From mboxrd@z Thu Jan  1 00:00:00 1970
From: Jan Engelhardt <jengelh@computergmbh.de>
Subject: Re: xt_connlimit 20070628 kernel
Date: Sun, 1 Jul 2007 16:11:59 +0200 (CEST)
Message-ID: <Pine.LNX.4.64.0707011552500.15758@fbirervta.pbzchgretzou.qr>
References: <Pine.LNX.4.64.0706201127080.5731@fbirervta.pbzchgretzou.qr>
	<467BAF07.6020502@trash.net>
	<Pine.LNX.4.64.0706251309521.3137@fbirervta.pbzchgretzou.qr>
	<467FA9CE.8000805@trash.net>
	<Pine.LNX.4.64.0706282121220.22579@fbirervta.pbzchgretzou.qr>
	<46840B9F.7080803@trash.net>
	<Pine.LNX.4.64.0706282130150.22579@fbirervta.pbzchgretzou.qr>
	<468410A9.70309@trash.net>
	<Pine.LNX.4.64.0706282150401.22579@fbirervta.pbzchgretzou.qr>
	<Pine.LNX.4.64.0706282155000.22579@fbirervta.pbzchgretzou.qr>
	<4684ECB5.9070402@trash.net>
Mime-Version: 1.0
Content-Type: TEXT/PLAIN; charset=US-ASCII
Cc: Netfilter Developer Mailing List <netfilter-devel@lists.netfilter.org>
To: Patrick McHardy <kaber@trash.net>
Return-path: <netfilter-devel-bounces@lists.netfilter.org>
In-Reply-To: <4684ECB5.9070402@trash.net>
List-Unsubscribe: <https://lists.netfilter.org/mailman/listinfo/netfilter-devel>,
	<mailto:netfilter-devel-request@lists.netfilter.org?subject=unsubscribe>
List-Archive: </pipermail/netfilter-devel>
List-Post: <mailto:netfilter-devel@lists.netfilter.org>
List-Help: <mailto:netfilter-devel-request@lists.netfilter.org?subject=help>
List-Subscribe: <https://lists.netfilter.org/mailman/listinfo/netfilter-devel>,
	<mailto:netfilter-devel-request@lists.netfilter.org?subject=subscribe>
Sender: netfilter-devel-bounces@lists.netfilter.org
Errors-To: netfilter-devel-bounces@lists.netfilter.org
List-Id: netfilter-devel.vger.kernel.org

Hi,

On Jun 29 2007 13:27, Patrick McHardy wrote:
>Jan Engelhardt wrote:
>> Add the xt_connlimit match
>
>There's still one bug and a few things that seem suboptimal, please
>see below.
>
>> +static inline unsigned int connlimit_iphash(u_int32_t addr)
>> +{
[...]
>> +	return jhash_1word(addr, connlimit_rnd) & 0xFF;
>> +}
>> +
>> +static inline unsigned int
>> +connlimit_iphash6(const union nf_conntrack_address *addr,
>> +                  const union nf_conntrack_address *mask)
>> +{
[...]
>> +	return jhash2(res.ip6, ARRAY_SIZE(res.ip6), connlimit_rnd) & 0xFF;
>> +}
>
>Are two hash functions really necessary?

It is the same hash. jhash_1word just does it over 32 bits, while the jhash2()
call does it over 4x32 bits.

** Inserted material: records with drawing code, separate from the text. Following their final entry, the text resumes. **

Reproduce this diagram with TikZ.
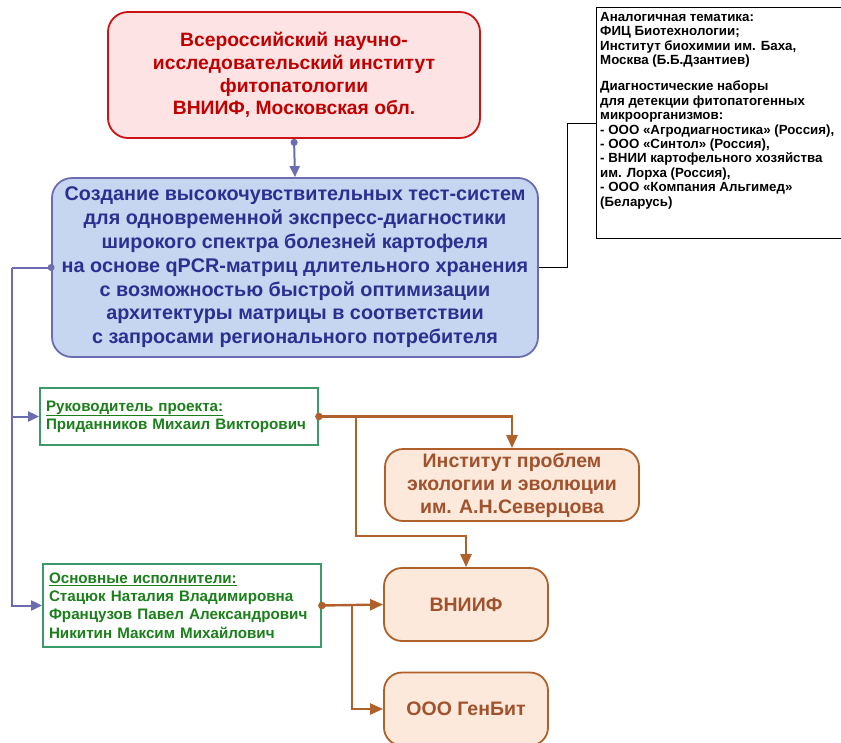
\documentclass[tikz,border=0pt]{standalone}
\usepackage{fontspec}
\setmainfont{Liberation Sans}
\usetikzlibrary{arrows.meta,positioning}
\definecolor{redtxt}{RGB}{192,0,0}
\definecolor{redfill}{RGB}{253,227,227}
\definecolor{redborder}{RGB}{205,20,20}
\definecolor{bluefill}{RGB}{198,214,240}
\definecolor{blueborder}{RGB}{108,108,176}
\definecolor{bluetxt}{RGB}{43,48,144}
\definecolor{greenborder}{RGB}{58,154,106}
\definecolor{greentxt}{RGB}{27,127,27}
\definecolor{orfill}{RGB}{253,233,219}
\definecolor{orborder}{RGB}{176,96,42}
\definecolor{ortxt}{RGB}{160,82,45}
\tikzset{
  redbox/.style={draw=redborder, fill=redfill, line width=1.8pt, rounded corners=20pt,
    text=redtxt, font=\bfseries\fontsize{19.3}{22.7}\selectfont, align=center,
    minimum width=372pt, minimum height=126pt, inner sep=0pt},
  bluebox/.style={draw=blueborder, fill=bluefill, line width=1.8pt, rounded corners=20pt,
    text=bluetxt, font=\bfseries\fontsize{19.8}{23.8}\selectfont, align=center,
    minimum width=486pt, minimum height=179pt, inner sep=0pt},
  infoframe/.style={draw=black, fill=white, line width=1.3pt,
    minimum width=250pt, minimum height=231pt, inner sep=0pt, anchor=north west},
  infotext/.style={text=black, font=\bfseries\fontsize{13.3}{14.4}\selectfont, align=left,
    inner xsep=4pt, inner ysep=5pt, anchor=north west},
  greenbox/.style={draw=greenborder, fill=white, line width=1.8pt, text=greentxt,
    font=\bfseries\fontsize{15.2}{18.3}\selectfont, align=left, inner xsep=6pt, inner ysep=0pt},
  orbox/.style={draw=orborder, fill=orfill, line width=1.8pt, rounded corners=18pt,
    text=ortxt, font=\bfseries\fontsize{19.5}{23}\selectfont, align=center, inner sep=0pt},
  blueline/.style={draw=blueborder, line width=2pt},
  orline/.style={draw=orborder, line width=2.4pt},
  btip/.style={-{Triangle[length=11pt,width=10pt]}},
  otip/.style={-{Triangle[length=13pt,width=11pt]}},
  dotstart/.style={{Circle[length=7pt]}-{Triangle[length=11pt,width=10pt]}},
}
\begin{document}
\begin{tikzpicture}[x=1pt,y=-1pt]
\useasboundingbox (0,0) rectangle (841,742);
\node[redbox] (red) at (294,75) {Всероссийский научно-\\исследовательский институт\\фитопатологии\\ВНИИФ, Московская обл.};
\node[bluebox] (blue) at (295,267.5) {Создание высокочувствительных тест-систем\\для одновременной экспресс-диагностики\\широкого спектра болезней картофеля\\на основе qPCR-матриц длительного хранения\\с возможностью быстрой оптимизации\\архитектуры матрицы в соответствии\\с запросами регионального потребителя};
\node[infoframe] (info) at (596,7) {};
\node[infotext] (infotxt) at (info.north west) {Аналогичная тематика:\\ФИЦ Биотехнологии;\\Институт биохимии им. Баха,\\Москва (Б.Б.Дзантиев)\\[12pt]Диагностические наборы\\для детекции фитопатогенных\\микроорганизмов:\\- ООО «Агродиагностика» (Россия),\\- ООО «Синтол» (Россия),\\- ВНИИ картофельного хозяйства\\им. Лорха (Россия),\\- ООО «Компания Альгимед»\\(Беларусь)};
\node[greenbox, minimum width=278pt, minimum height=57pt, text width=266pt] (g1) at (179,416.5) {\underline{Руководитель проекта:}\\Приданников Михаил Викторович};
\node[greenbox, minimum width=278pt, minimum height=83pt, text width=266pt] (g2) at (182,605.5) {\underline{Основные исполнители:}\\Стацюк Наталия Владимировна\\Французов Павел Александрович\\Никитин Максим Михайлович};
\node[orbox, minimum width=254pt, minimum height=72pt] (inst) at (512,485) {Институт проблем\\экологии и эволюции\\им. А.Н.Северцова};
\node[orbox, minimum width=164pt, minimum height=73pt] (vniif) at (466,604.5) {ВНИИФ};
\node[orbox, minimum width=164pt, minimum height=73pt] (genbit) at (466,709) {ООО ГенБит};
% blue connectors
\draw[blueline, dotstart] (red.south) -- (blue.north);
\coordinate (lft) at (12,267.5);
\fill[blueborder] (blue.west) circle (3.5pt);
\draw[blueline] (blue.west) -- (lft);
\draw[blueline, btip] (lft) |- (g1.west);
\draw[blueline, btip] (lft) |- (g2.west);
% info connector
\coordinate (rgt) at (567,267.5);
\draw[black, line width=0.9pt] (blue.east) -- (rgt) |- (info.west);
% orange connectors
\coordinate (b1) at (356,416.5);
\coordinate (b2) at (356,536);
\coordinate (b3) at (352,605.5);
\fill[orborder] (g1.east) circle (3.8pt);
\fill[orborder] (g2.east) circle (3.8pt);
\draw[orline, otip] (g1.east) -| (inst.north);
\draw[orline, otip] (b1) -- (b2) -| (vniif.north);
\draw[orline, otip] (g2.east) -- (vniif.west);
\draw[orline, otip] (b3) |- (genbit.west);
\end{tikzpicture}
\end{document}
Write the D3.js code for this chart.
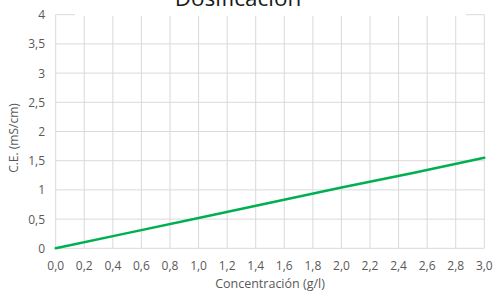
<!DOCTYPE html>
<html><head><meta charset="utf-8">
<script src="https://cdn.jsdelivr.net/npm/d3@7"></script>
<style>html,body{margin:0;padding:0;background:#fff;} svg{display:block;font-family:"Open Sans",sans-serif;}</style>
</head><body>
<script>
const title = "Dosificación";
const xTitle = "Concentración (g/l)";
const yTitle = "C.E. (mS/cm)";
const xTicks = [0,0.2,0.4,0.6,0.8,1.0,1.2,1.4,1.6,1.8,2.0,2.2,2.4,2.6,2.8,3.0];
const yTicks = [0,0.5,1,1.5,2,2.5,3,3.5,4];
const concentration = [0,0.5,1.0,1.5,2.0,2.5,3.0];
const conductivity = [0,0.26,0.52,0.78,1.04,1.29,1.55];

const W=494,H=293;
const svg=d3.select("body").append("svg").attr("width",W).attr("height",H);
const x=d3.scaleLinear().domain([0,3]).range([55.7,484.3]);
const y=d3.scaleLinear().domain([0,4]).range([248.3,14.7]);
const fmt=d=>d.toFixed(1).replace(".",",");
const fmtY=d=>String(d).replace(".",",");
const grid="#d9d9d9";
svg.append("g").selectAll("line").data(xTicks).join("line")
 .attr("x1",d=>x(d)).attr("x2",d=>x(d)).attr("y1",y(0)).attr("y2",y(4))
 .attr("stroke",grid).attr("stroke-width",1);
svg.append("g").selectAll("line").data(yTicks).join("line")
 .attr("x1",x(0)).attr("x2",x(3)).attr("y1",d=>y(d)).attr("y2",d=>y(d))
 .attr("stroke",grid).attr("stroke-width",1);
// title box
svg.append("rect").attr("x",75).attr("y",0).attr("width",391).attr("height",16).attr("fill","#fff");
svg.append("text").attr("x",238).attr("y",6).attr("text-anchor","middle")
 .attr("font-size",22.5).attr("fill","#1a1a1a").text(title);
svg.append("g").selectAll("text").data(xTicks).join("text")
 .attr("x",d=>x(d)).attr("y",270).attr("text-anchor","middle")
 .attr("font-size",12).attr("fill","#595959").text(fmt);
svg.append("g").selectAll("text").data(yTicks).join("text")
 .attr("x",45).attr("y",d=>y(d)+4.5).attr("text-anchor","end")
 .attr("font-size",12).attr("fill","#595959").text(fmtY);
svg.append("text").attr("x",270).attr("y",288).attr("text-anchor","middle")
 .attr("font-size",12.5).attr("fill","#595959").text(xTitle);
svg.append("text").attr("transform","translate(18,138) rotate(-90)").attr("text-anchor","middle")
 .attr("font-size",12).attr("fill","#595959").text(yTitle);
const line=d3.line().x((d,i)=>x(concentration[i])).y(d=>y(d));
svg.append("path").datum(conductivity).attr("d",line).attr("fill","none")
 .attr("stroke","#00b050").attr("stroke-width",2.5).attr("stroke-linecap","round");
</script>
</body></html>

If I wanted, I could use jhash(), but jhash_1word
and jhash2() are optimized variants.

>A single hash would have the advantage that it would make it easier to deal
>with IPv4 mapped addresses (thats assuming that an IPv4 mapped address and a
>regular address should be counted as the same thing).

Huwee :)
Mathematically seen, all that is required is a hash function that is pure (GCC
slang for "produces always the same for same input") for a tuple of
<ipaddress, struct xt_connlimit_data>. So I could use xhash for ipv4 and yhash
for ipv6 even and a per-connlimit_data rnd.

Right, to the topic: I think we're fine here.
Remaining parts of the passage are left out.